What Are Credit Scores, and Does Shopping For A Mortgage Affect Them?
A credit score predicts how likely you are to pay back a loan on time. Companies use a mathematical formula – called a scoring model – to create your credit score from the information in your credit report. This scoring model uses information from your credit report to create a credit score. Some factors that make up a typical credit score include:
- Your bill-paying history
- Your current unpaid debt
- The number and type of loan accounts you have
- How long you have had your loan accounts open
- How much of your available credit you are using
- New applications for credit
- Whether you have had a debt sent to collection, a foreclosure, or a bankruptcy, and how long ago
Companies use credit scores to make decisions such as whether to offer you a mortgage, credit card, auto loan, or other credit product. They are also used to determine the interest rate you receive on a loan or credit card, and the credit limit.
Keep in mind there is no “one” credit score. It is important to know that you do not have just “one” credit score and there are many credit scores available to you as well as to lenders. Any credit score depends on the data used to calculate it, and may differ depending on the scoring model, the source of your credit history, the type of loan product, and even the day when it was calculated.
Usually a higher score makes it easier to qualify for a loan and may result in a better interest rate. Most credit scores range from 300-850.
What exactly happens when a mortgage lender checks my credit?
The credit check is reported to the credit reporting agencies as an "inquiry.' Inquiries tell other creditors that you are thinking of taking on new debt. A mortgage inquiry typically has a small impact on your credit score (typically 3-5 points). Inquiries are a necessary part of applying for a mortgage, so you can't avoid them.
As the section below explains in greater detail, the effect is minimal, because within a 45-day window, multiple credit checks from mortgage lenders are recorded on your credit report only as one single inquiry. Also, as a general rule, apply for credit only when you need it. Applying for a credit card, car loan, or other type of loan also results in an inquiry that can lower your score, so try to avoid applying for these other types of credit right before getting a mortgage or during the mortgage process.
Will Shopping Around for a Mortgage Hurt My Credit Score?
No. Don’t believe the myth that some lenders will tell you.
According to the Consumer Financial Protection Bureau (CFPB): “You can shop around for a mortgage and it will not hurt your credit. Within a 45-day window, multiple credit checks from mortgage lenders are recorded on your credit report as a single inquiry. This is because other creditors realize that you are only going to buy one home. You can shop around and get multiple preapprovals and official Loan Estimates. The impact on your credit is the same no matter how many lenders you consult, as long as the last credit check is within 45 days of the first credit check. Even if a lender needs to check your credit after the 45-day window is over, shopping around is usually still worth it. The impact of an additional inquiry is small, while shopping around for the best deal can save you a lot of money in the long run.
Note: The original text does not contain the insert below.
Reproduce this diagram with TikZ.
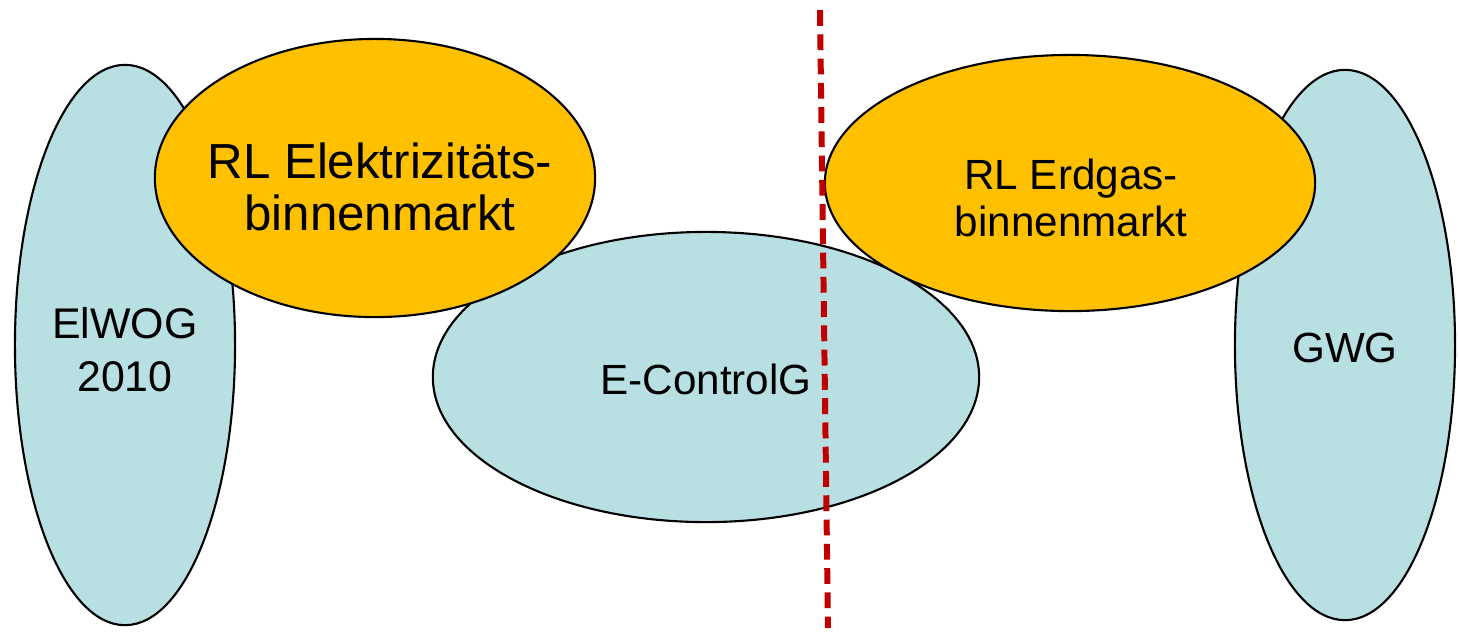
\documentclass[tikz,border=0pt]{standalone}
\usepackage{fontspec}
\setmainfont{Liberation Sans}
\usetikzlibrary{shapes.geometric}
\definecolor{lawblue}{RGB}{184,223,226}
\definecolor{rlorange}{RGB}{255,192,0}
\definecolor{cutred}{RGB}{192,0,0}
\begin{document}
\begin{tikzpicture}[x=0.01cm, y=-0.01cm,
  blob/.style={ellipse, draw, line width=0.6pt, inner sep=0pt},
  law/.style={blob, fill=lawblue},
  rl/.style={blob, fill=rlorange},
  txt/.style={inner sep=0pt, align=center}]
\useasboundingbox (0,0) rectangle (1459,632);
% laws (blue) first, directives (orange) on top
\node[law, minimum width=2.2cm, minimum height=5.6cm] (elwog) at (125, 345) {};
\node[law, minimum width=2.2cm, minimum height=5.5cm] (gwg) at (1345, 345) {};
\node[law, minimum width=5.46cm, minimum height=2.9cm] (econ) at (706, 377) {};
\node[rl, minimum width=4.4cm, minimum height=2.78cm] (rlel) at (375, 178) {};
\node[rl, minimum width=4.9cm, minimum height=2.56cm] (rlgas) at (1070, 183) {};
% texts
\node[txt, font=\fontsize{12.2}{15}\selectfont] (elwogtxt) at ([shift={(0,5)}]elwog.center) {ElWOG\\2010};
\node[txt, font=\fontsize{12}{15}\selectfont] (gwgtxt) at ([shift={(0,3)}]gwg.center) {GWG};
\node[txt, font=\fontsize{12}{15}\selectfont] (econtxt) at ([shift={(0,2)}]econ.center) {E-ControlG};
\node[txt, font=\fontsize{14}{14.8}\selectfont] (rleltxt) at ([shift={(5,9)}]rlel.center) {RL Elektrizitäts-\\binnenmarkt};
\node[txt, font=\fontsize{12}{13.3}\selectfont] (rlgastxt) at ([shift={(1,15)}]rlgas.center) {RL Erdgas-\\binnenmarkt};
% border between electricity and gas
\coordinate (cuttop) at (820, 10);
\coordinate (cutbot) at (828, 628);
\draw[cutred, line width=1.7pt, dash pattern=on 4.5pt off 2.4pt] (cuttop) -- (cutbot);
\end{tikzpicture}
\end{document}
Note: the 45-day rule applies only to credit checks from mortgage lenders or brokers' credit card and other inquiries are processed separately.” Click here for more details.
Additionally, you can check your own credit with no impact on your score. When you check your own credit — whether you're getting a credit report or a credit score — it's handled differently by the credit reporting agencies and does not affect your credit score. If you are applying for a mortgage and haven't already checked your credit report for errors, do so now. You can get a free copy of your credit report at www.annualcreditreport.com. If you find any errors, get them corrected as soon as possible.